Niebuhr outlined his theology of history in terms of a dialectic between "nature" and "grace." "Nature" he defined as "the historical possibilities of justice," and "grace," the "ideal possibility of perfect love, in which all inner contradictions within the self, and all conflicts and tensions between the self and the other are overcome by the complete obedience of all wills to the will of God" (The Nature and Destiny of Man, vol. II, p. 246).
The best that man can hope to accomplish in this world is an approximation of total justice and of perfect love. Moreover, every partial realization of justice and love inevitably contains elements which stand in contradiction to both these values.
"Higher realizations of historic justice would be possible if it were more fully understood that all such realizations contain contradictions to as well as approximations of, the ideal love," he wrote. "Sanctification in the realm of social relations demands recognition of the impossibility of perfect sanctification" (pp. 246-7).
According to Niebuhr, the "pinnacle of moral ideal," which is the Kingdom of God, stands both inside and beyond history. "Christian realism," as he called it, requires us to accept this ambiguous and sinful character of history without yielding to the temptation to withdraw from social and political action and to retreat from worldly responsibility.
The vision of Reinhold Niebuhr bears some significant resemblance to the eschatological perspective outlined in Vatican II's Pastoral Constitution on the Church in the Modern World, especially n. 39. Some theologians have criticized that constitution for not stressing enough the element of sin in the evolution of human history. If this is indeed the case, Reinhold Niebuhr offers us a useful corrective and a valuable supplement.
7 / 2 / 1971
I could have excerpted many of his other columns and passages praising Protestant theologians and theologians and writers from many other religious traditions but maybe on a future Friday.
As to the his comment on liberation theology, I quoted from his second edition of Catholicism from two decades after that column in which he shows a more considered attitude to it.

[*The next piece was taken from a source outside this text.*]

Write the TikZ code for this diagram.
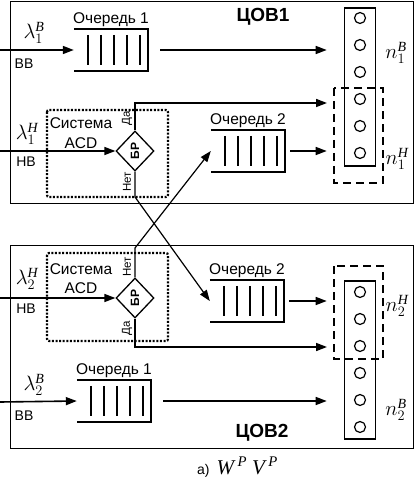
\documentclass[tikz,border=0pt]{standalone}
\usepackage{amsmath}
\usepackage{graphicx}
\usepackage{fontspec}
\setmainfont{Liberation Sans}
\newfontfamily\tms{Liberation Serif}
\usetikzlibrary{arrows.meta, shapes.geometric, calc, positioning}

\newcommand{\ital}[1]{\text{\tms\itshape #1}}

\begin{document}
\begin{tikzpicture}[x=1pt, y=-1pt, >={Triangle[length=11pt,width=8pt]},
    queue/.style={minimum width=74pt, minimum height=42pt, inner sep=0pt},
    brnode/.style={diamond, draw, line width=1.3pt, minimum width=38pt, minimum height=40pt, inner sep=0pt, font=\bfseries\fontsize{12}{12}\selectfont},
    column/.style={draw, line width=1.6pt, minimum width=31pt, minimum height=158pt, inner sep=0pt},
    arr/.style={->, line width=1.6pt},
    diag/.style={->, line width=1.2pt},
    dashbox/.style={line width=2.4pt, dash pattern=on 8pt off 5pt},
    dotbox/.style={line width=2.2pt, dash pattern=on 2pt off 1.6pt, rounded corners=2pt},
    lbl/.style={font=\fontsize{14}{15}\selectfont, inner sep=0pt},
    qlbl/.style={font=\fontsize{15.5}{16}\selectfont, inner sep=0pt},
    vlbl/.style={font=\fontsize{11.5}{12}\selectfont, rotate=90, inner sep=0pt},
    mlbl/.style={font=\fontsize{20}{21}\selectfont, inner sep=0pt}]
    \useasboundingbox (0,0) rectangle (415,478);

    % ЦОВ1 и ЦОВ2
    \draw[line width=0.8pt] (10,1) rectangle (413,203);
    \draw[line width=0.8pt] (10,245) rectangle (413,448);
    \node[font=\bfseries\fontsize{19}{20}\selectfont] (cov1) at (263,17) {ЦОВ1};
    \node[font=\bfseries\fontsize{19}{20}\selectfont] (cov2) at (262,433) {ЦОВ2};

    % Системы ACD
    \draw[dotbox] (47,110) rectangle (168,197);
    \draw[dotbox] (47,253) rectangle (168,341);
    \node[qlbl] (sys1) at (81,123) {Система};
    \node[qlbl] (acd1) at (81,143) {ACD};
    \node[qlbl] (sys2) at (81,269) {Система};
    \node[qlbl] (acd2) at (81,288) {ACD};

    % Очереди
    \node[queue] (q11) at (111,50) {};
    \node[queue] (q21) at (248,151) {};
    \node[queue] (q22) at (247,301) {};
    \node[queue] (q12) at (114,401) {};
    \foreach \q in {q11, q21, q22, q12} {
        \draw[line width=1.6pt] (\q.north west) -- (\q.north east) -- (\q.south east) -- (\q.south west);
        \foreach \dx in {-23, -10, 3, 16, 29}
            \draw[line width=1.6pt] ($(\q.north)+(\dx,6)$) -- ($(\q.south)+(\dx,-6)$);
    }
    \node[qlbl, above=1.5pt of q11.north] (ql11) {Очередь 1};
    \node[qlbl, above=1.5pt of q21.north] (ql21) {Очередь 2};
    \node[qlbl, above=1.5pt of q22.north] (ql22) {Очередь 2};
    \node[qlbl, above=1.5pt of q12.north] (ql12) {Очередь 1};

    % БР
    \node[brnode] (d1) at (135,151) {\rotatebox{90}{БР}};
    \node[brnode] (d2) at (135,298) {\rotatebox{90}{БР}};
    \node[vlbl] (da1) at (127,118) {Да};
    \node[vlbl] (net1) at (127,182) {Нет};
    \node[vlbl] (net2) at (127,267) {Нет};
    \node[vlbl] (da2) at (127,328) {Да};

    % Каналы
    \node[column] (c1) at (360,87) {};
    \node[column] (c2) at (360,360) {};
    \foreach \k in {0,...,5} {
        \draw[line width=1.2pt] (360,18+27*\k) circle (5.5pt);
        \draw[line width=1.2pt] (360,292+27*\k) circle (5.5pt);
    }
    \draw[dashbox] (334,88) rectangle (383,183);
    \draw[dashbox] (334,266) rectangle (383,359);
    \node[mlbl] (n1b) at (396,53) {$n_1^{\ital{В}}$};
    \node[mlbl] (n1h) at (397,159) {$n_1^{\ital{Н}}$};
    \node[mlbl] (n2h) at (397,306) {$n_2^{\ital{Н}}$};
    \node[mlbl] (n2b) at (396,410) {$n_2^{\ital{В}}$};

    % Входящие потоки
    \coordinate (in11) at (0,50);
    \coordinate (in21) at (0,151);
    \coordinate (in22) at (0,298);
    \coordinate (in12) at (0,402);
    \draw[arr] (in11) -- (q11.west);
    \draw[arr] (in21) -- (d1.west);
    \draw[arr] (in22) -- (d2.west);
    \draw[arr] (in12) -- (q12.west);
    \node[mlbl] (l1b) at (34,33) {$\lambda_1^{\ital{В}}$};
    \node[lbl] (vv1) at (24,64) {ВВ};
    \node[mlbl] (l1h) at (27,134) {$\lambda_1^{\ital{Н}}$};
    \node[lbl] (nv1) at (26,162) {НВ};
    \node[mlbl] (l2h) at (27,279) {$\lambda_2^{\ital{Н}}$};
    \node[lbl] (nv2) at (26,309) {НВ};
    \node[mlbl] (l2b) at (34,385) {$\lambda_2^{\ital{В}}$};
    \node[lbl] (vv2) at (24,416) {ВВ};

    % К каналам
    \coordinate (t1) at (327,103);
    \coordinate (t2) at (327,347);
    \draw[arr, shorten <=12pt, shorten >=17pt] (q11.east) -- (c1.west |- q11.east);
    \draw[arr, shorten <=5pt, shorten >=17pt] (q21.east) -- (c1.west |- q21.east);
    \draw[arr, shorten <=5pt, shorten >=17pt] (q22.east) -- (c2.west |- q22.east);
    \draw[arr, shorten <=12pt, shorten >=17pt] (q12.east) -- (c2.west |- q12.east);
    \draw[arr] (d1.north) |- (t1);
    \draw[arr] (d2.south) |- (t2);

    % Перекрёстные потоки
    \coordinate (k1) at (135,197);
    \coordinate (k2) at (135,248);
    \draw[diag] (d1.south) -- (k1) -- (q22.west);
    \draw[diag] (d2.north) -- (k2) -- (q21.west);

    \node[anchor=west, inner sep=0pt] (cap) at (197,467) {\fontsize{14}{15}\selectfont а)\enspace\fontsize{21}{22}\selectfont {\tms\itshape W}\,$^{\ital{Р}}$\hspace{5pt}{\tms\itshape V}\,$^{\ital{Р}}$};
\end{tikzpicture}
\end{document}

"Another variation is advanced by those in the liberation theology. God is disclosed in the historical praxis of liberation. It is the situation and our passionate and reflective involvement in it, which mediates the Word of God. Today that Word is mediated through the cries of the poor and the oppressed. ... The Word of God is distorted and alienating unless one is committed to change for the sake of the Kingdom. Such a commitment to liberation gives rise to a new way of being human and believing, of living and thinking the faith, of being called together as Church. Revelation, therefore, happens when we recognize and accept God's summons to us to participate in the historical struggle for liberation."
It could be pointed out that by the current online orthodoxy that shouldn't have been able to happen because, as everyone knows, religion doesn't develop. But here we see that one of the most widely read of Catholic theologians of the last century developed quite far in two decades.